*What you need to do*:
Among the entries that follow, locate the line with "Give me the TikZ source for this diagram." and the line with "(0,0) rectangle (796,443);". Output those lines and all lines in between, exactly, minus the pictures.

*Extracted data*:
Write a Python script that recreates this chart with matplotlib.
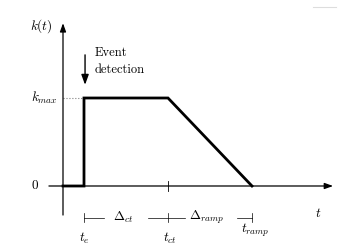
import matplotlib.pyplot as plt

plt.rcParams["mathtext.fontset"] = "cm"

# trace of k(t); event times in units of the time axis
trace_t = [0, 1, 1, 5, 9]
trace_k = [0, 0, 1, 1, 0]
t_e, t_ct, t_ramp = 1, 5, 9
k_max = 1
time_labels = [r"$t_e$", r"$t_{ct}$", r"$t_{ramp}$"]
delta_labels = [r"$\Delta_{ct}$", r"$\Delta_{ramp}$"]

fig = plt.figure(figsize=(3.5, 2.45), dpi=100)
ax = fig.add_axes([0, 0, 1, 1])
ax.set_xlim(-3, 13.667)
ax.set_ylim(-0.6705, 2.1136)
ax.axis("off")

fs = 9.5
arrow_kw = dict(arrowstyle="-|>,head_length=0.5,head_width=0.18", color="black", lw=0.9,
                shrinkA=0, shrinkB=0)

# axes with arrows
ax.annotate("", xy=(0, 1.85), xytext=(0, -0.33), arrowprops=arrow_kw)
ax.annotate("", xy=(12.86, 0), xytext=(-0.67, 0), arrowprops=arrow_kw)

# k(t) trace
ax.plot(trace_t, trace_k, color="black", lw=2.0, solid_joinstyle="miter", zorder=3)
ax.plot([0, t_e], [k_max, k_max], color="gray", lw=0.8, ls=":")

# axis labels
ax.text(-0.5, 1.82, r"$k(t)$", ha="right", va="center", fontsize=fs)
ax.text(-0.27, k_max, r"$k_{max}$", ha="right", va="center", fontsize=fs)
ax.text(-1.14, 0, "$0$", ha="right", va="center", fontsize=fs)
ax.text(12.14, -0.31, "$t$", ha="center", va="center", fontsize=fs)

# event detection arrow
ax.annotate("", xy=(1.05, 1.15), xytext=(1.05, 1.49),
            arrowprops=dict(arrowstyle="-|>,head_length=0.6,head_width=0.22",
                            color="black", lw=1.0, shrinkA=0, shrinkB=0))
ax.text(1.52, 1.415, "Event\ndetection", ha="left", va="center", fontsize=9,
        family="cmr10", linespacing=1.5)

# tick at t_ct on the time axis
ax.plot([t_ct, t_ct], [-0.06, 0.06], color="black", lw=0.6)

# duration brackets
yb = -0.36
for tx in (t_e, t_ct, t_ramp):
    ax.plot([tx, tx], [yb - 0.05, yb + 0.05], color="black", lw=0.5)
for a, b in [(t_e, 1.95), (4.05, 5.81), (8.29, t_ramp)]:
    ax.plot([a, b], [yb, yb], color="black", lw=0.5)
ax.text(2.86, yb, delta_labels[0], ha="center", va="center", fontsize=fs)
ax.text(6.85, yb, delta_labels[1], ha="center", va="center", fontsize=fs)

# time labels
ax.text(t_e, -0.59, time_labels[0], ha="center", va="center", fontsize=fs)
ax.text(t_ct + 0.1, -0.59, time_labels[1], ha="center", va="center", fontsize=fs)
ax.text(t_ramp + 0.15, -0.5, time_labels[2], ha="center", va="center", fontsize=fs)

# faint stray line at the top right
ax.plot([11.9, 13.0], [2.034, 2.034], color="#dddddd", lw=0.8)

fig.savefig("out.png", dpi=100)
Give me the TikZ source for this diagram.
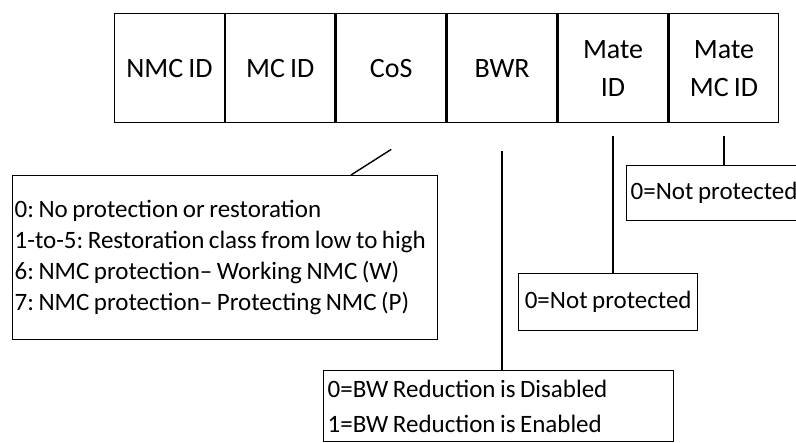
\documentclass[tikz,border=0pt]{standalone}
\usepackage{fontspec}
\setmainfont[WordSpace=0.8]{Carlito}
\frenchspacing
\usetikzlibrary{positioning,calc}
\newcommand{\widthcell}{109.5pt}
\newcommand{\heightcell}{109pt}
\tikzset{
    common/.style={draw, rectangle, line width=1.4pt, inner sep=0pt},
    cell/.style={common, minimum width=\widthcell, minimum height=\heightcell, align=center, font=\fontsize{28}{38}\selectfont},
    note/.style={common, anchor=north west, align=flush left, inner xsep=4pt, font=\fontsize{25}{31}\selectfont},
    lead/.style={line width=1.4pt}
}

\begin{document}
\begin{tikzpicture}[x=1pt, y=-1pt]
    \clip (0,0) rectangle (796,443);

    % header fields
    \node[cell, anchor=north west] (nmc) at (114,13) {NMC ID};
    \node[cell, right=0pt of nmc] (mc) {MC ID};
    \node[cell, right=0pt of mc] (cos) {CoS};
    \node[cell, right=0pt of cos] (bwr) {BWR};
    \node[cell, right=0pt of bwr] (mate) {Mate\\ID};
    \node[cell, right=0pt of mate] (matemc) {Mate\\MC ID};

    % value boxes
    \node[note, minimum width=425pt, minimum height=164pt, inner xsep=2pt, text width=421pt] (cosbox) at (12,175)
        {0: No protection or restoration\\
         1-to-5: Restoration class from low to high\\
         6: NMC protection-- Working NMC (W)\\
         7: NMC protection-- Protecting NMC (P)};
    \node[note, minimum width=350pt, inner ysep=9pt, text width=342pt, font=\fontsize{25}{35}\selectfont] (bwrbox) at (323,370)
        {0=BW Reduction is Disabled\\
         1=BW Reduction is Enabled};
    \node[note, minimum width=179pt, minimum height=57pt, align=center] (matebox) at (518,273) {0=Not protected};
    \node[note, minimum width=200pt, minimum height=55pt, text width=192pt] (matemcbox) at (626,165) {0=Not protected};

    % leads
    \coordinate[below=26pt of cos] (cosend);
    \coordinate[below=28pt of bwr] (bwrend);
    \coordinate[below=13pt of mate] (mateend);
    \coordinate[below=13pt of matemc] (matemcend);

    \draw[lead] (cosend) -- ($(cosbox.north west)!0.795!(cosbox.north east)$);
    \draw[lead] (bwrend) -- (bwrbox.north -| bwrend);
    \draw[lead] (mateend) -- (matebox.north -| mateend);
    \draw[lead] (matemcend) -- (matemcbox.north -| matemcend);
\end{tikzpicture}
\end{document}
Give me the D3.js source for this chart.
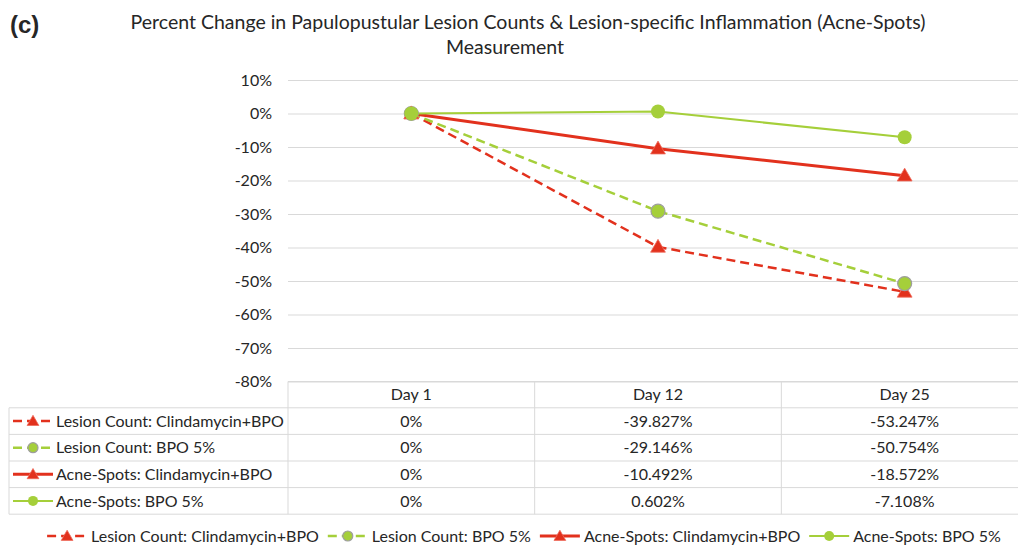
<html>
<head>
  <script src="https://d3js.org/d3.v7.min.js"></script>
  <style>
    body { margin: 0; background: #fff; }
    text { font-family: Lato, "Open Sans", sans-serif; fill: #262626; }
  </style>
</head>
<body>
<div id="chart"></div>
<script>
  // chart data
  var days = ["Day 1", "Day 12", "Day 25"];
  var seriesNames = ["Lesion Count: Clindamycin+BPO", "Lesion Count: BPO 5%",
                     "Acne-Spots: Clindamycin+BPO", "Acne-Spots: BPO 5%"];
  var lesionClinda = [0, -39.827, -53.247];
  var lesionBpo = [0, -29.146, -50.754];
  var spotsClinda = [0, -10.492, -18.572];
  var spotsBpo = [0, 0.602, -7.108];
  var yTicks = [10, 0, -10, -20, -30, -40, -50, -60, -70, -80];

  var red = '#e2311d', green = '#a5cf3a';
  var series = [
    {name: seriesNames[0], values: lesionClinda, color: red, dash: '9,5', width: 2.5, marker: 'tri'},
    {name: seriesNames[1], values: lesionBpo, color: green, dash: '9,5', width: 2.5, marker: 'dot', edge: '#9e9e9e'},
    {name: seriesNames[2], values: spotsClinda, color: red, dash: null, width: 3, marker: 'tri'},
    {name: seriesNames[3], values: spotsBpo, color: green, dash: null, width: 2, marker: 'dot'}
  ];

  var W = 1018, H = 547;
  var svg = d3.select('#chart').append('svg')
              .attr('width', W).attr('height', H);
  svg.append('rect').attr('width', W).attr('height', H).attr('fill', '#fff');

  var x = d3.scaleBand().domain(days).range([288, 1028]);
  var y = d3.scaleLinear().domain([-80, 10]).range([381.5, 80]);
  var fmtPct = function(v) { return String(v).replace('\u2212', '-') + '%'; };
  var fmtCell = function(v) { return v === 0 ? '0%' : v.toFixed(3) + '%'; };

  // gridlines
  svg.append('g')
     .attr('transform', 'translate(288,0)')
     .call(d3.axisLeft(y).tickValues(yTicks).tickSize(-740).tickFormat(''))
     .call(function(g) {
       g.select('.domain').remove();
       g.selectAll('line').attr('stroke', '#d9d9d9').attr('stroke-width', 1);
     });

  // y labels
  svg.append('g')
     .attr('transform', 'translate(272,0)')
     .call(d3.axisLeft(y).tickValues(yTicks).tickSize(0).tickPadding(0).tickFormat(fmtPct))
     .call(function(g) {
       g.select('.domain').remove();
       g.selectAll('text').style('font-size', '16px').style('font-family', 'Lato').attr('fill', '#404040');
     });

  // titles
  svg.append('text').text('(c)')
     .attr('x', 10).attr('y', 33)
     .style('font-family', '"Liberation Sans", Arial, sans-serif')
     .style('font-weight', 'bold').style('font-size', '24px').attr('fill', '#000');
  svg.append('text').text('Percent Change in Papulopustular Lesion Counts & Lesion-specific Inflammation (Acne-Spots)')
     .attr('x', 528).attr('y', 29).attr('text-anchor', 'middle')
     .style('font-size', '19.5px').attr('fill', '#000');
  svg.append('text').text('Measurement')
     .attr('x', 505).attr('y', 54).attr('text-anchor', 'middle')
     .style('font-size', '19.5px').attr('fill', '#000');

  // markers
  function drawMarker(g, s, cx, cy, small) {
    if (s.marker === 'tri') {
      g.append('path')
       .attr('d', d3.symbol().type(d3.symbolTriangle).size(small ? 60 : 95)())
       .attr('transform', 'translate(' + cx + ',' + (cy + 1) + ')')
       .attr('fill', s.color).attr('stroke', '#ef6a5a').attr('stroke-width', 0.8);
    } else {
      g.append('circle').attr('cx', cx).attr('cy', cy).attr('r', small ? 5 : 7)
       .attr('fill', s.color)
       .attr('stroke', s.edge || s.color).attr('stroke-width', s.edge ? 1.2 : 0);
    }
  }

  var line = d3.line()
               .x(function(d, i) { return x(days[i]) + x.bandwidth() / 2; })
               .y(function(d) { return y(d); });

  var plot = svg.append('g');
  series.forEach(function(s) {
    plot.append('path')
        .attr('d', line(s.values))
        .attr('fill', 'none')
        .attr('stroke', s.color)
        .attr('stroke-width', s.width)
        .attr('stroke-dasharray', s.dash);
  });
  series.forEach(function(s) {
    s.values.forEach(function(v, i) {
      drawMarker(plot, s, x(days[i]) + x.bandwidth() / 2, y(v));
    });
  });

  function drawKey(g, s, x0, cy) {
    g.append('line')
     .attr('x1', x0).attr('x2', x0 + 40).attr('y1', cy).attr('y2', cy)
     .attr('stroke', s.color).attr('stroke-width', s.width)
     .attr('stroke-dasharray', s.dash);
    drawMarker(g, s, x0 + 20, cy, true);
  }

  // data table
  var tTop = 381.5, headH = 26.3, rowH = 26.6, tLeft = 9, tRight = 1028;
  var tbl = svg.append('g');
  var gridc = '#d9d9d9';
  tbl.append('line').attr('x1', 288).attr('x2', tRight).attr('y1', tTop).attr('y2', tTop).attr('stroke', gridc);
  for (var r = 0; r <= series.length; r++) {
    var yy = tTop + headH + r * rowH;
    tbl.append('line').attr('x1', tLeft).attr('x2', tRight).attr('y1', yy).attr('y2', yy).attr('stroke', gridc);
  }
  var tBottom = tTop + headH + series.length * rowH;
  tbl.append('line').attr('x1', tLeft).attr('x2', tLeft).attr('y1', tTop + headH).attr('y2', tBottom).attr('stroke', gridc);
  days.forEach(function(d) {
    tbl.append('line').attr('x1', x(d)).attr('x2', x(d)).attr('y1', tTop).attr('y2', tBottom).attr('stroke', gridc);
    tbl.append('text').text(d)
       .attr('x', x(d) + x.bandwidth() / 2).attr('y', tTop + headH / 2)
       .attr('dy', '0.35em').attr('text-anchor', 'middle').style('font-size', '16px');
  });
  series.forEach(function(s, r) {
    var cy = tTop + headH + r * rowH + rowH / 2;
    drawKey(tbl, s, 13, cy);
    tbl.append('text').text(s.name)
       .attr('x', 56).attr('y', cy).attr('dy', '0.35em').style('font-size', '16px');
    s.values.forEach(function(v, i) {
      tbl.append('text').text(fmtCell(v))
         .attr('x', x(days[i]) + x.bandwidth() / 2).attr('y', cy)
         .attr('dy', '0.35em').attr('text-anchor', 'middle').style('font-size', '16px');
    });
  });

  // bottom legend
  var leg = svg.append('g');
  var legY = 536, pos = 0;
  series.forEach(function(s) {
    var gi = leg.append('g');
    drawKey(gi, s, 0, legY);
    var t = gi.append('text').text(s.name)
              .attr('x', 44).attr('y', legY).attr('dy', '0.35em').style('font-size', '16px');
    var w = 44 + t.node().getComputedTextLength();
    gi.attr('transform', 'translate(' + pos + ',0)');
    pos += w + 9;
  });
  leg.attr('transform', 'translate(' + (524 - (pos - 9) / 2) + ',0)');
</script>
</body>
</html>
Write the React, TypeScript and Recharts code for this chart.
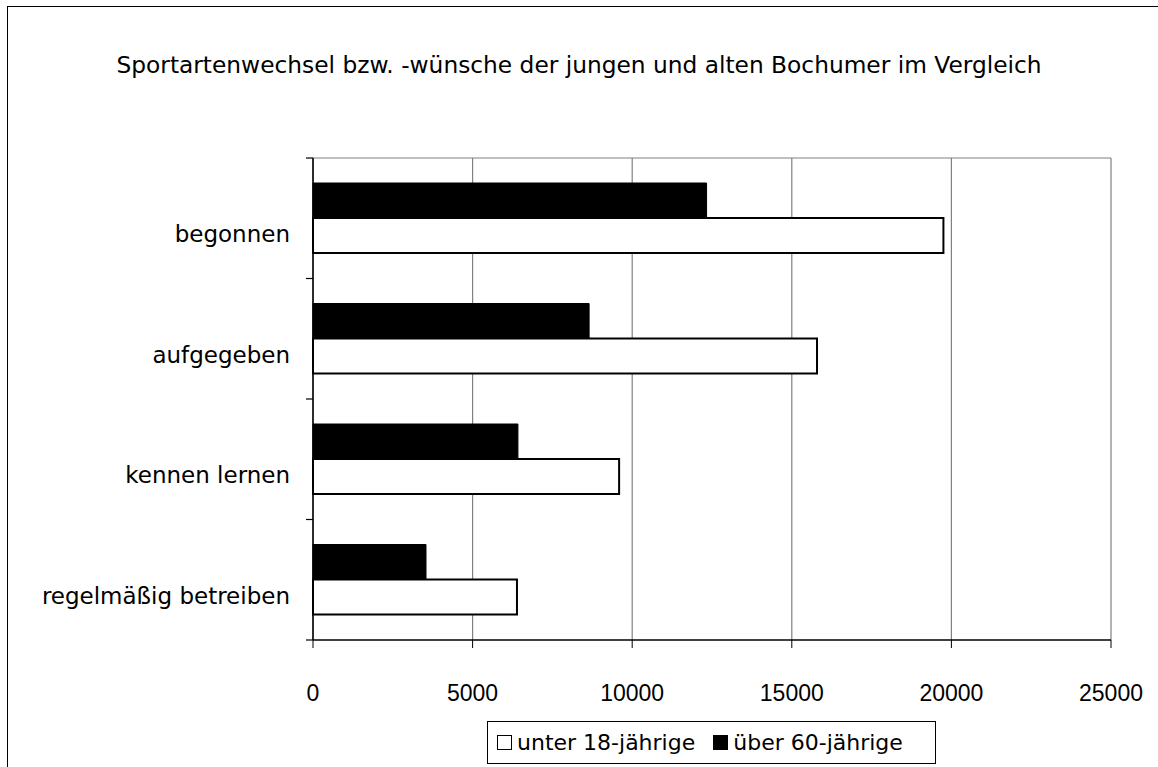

*Answer to this task*:
Give me the TikZ source for this diagram.
\documentclass[tikz,border=0pt]{standalone}
\usepackage{fontspec}
\setmainfont[WordSpace=0.8]{Carlito}
\frenchspacing
\usetikzlibrary{positioning,calc}
\newcommand{\widthcell}{109.5pt}
\newcommand{\heightcell}{109pt}
\tikzset{
    common/.style={draw, rectangle, line width=1.4pt, inner sep=0pt},
    cell/.style={common, minimum width=\widthcell, minimum height=\heightcell, align=center, font=\fontsize{28}{38}\selectfont},
    note/.style={common, anchor=north west, align=flush left, inner xsep=4pt, font=\fontsize{25}{31}\selectfont},
    lead/.style={line width=1.4pt}
}

\begin{document}
\begin{tikzpicture}[x=1pt, y=-1pt]
    \clip (0,0) rectangle (796,443);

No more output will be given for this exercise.